六、廖裕錩行為後,刑法關於沒收之規定已於民國一○四年十二月三十日及一○五年六月二十二日修正公布,並均自一○五年七月一日施行;

又修正增訂刑法第三十八條之一第一項規定「犯罪所得,屬於犯罪行為人者,沒收之。

但有特別規定者,依其規定。」

第三項規定「前二項之沒收,於全部或一部不能沒收或不宜執行沒收時,追徵其價額。」

再有關共同正犯犯罪所得之沒收、追繳或追徵,依本院最近一致之見解,已不採連帶負責之說,而應就各共同正犯,各依其實際犯罪利得數額,分別沒收、追繳或追徵。

至於共同正犯各成員有無犯罪所得、分得之數額如何,係關於沒收或追徵標的犯罪所得範圍之認定,因非屬犯罪事實有無之認定,並不適用嚴格證明法則,無須證明至毫無合理懷疑之確信程度,由事實審法院綜合卷證資料,依自由證明法則釋明其合理之認定依據即足。

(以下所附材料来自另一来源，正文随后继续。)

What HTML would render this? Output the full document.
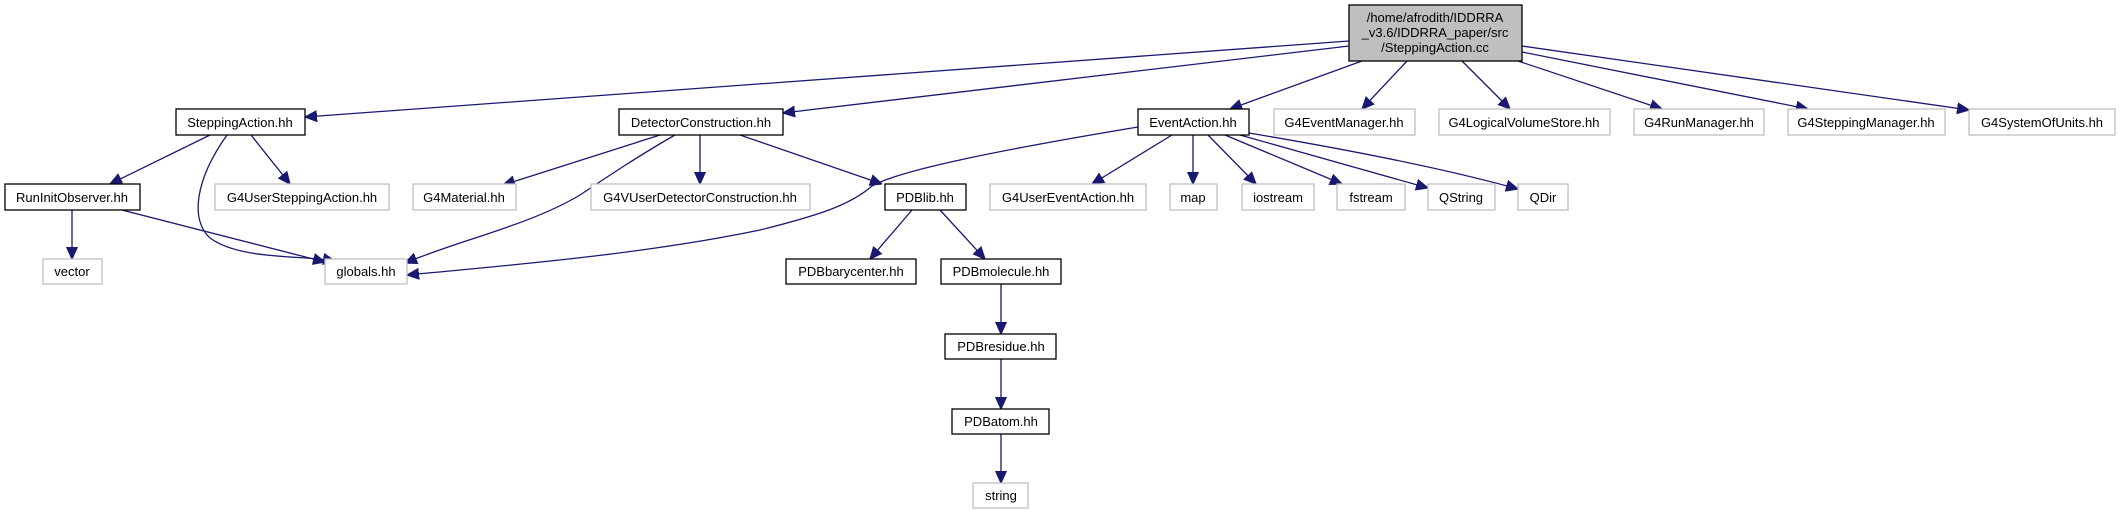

原審依憑卷內廖裕錩、共同正犯陳銪助之陳述及和解筆錄等卷證資料,佐以廖裕錩於和解後已給付陳鳳俞新臺幣(下同)三十萬元等情,依循自由證明程序,就未扣案之共同犯罪所得財物,已敘明如何認定廖裕錩於本案取得三十萬元,廖裕錩已與陳鳳俞達成和解並履行完畢,犯罪所得已實際合法發還被害人,不予宣告沒收或追徵之理由,經核並無不合。

至於廖裕錩與陳銪助共同詐得之金額為二百萬四千元,其等與陳鳳俞和解之金額何以為二百五十萬元,與認定廖裕錩應負之罪責無涉,尤於廖裕錩實際取得犯罪數額之待證事實無必要關連,不具調查之必要性,原審未予調查,並不違法,更遑論廖裕錩於原審並未就此部分聲請調查證據,原審未另為無益之調查,尚無廖裕錩上訴意旨所指理由矛盾或調查職責未盡之違法。

七、事實審法院得本於職權裁量之事項,而綜合其他證據已可為事實之判斷者,非可認係應於審判期日調查之證據而未予調查之違法。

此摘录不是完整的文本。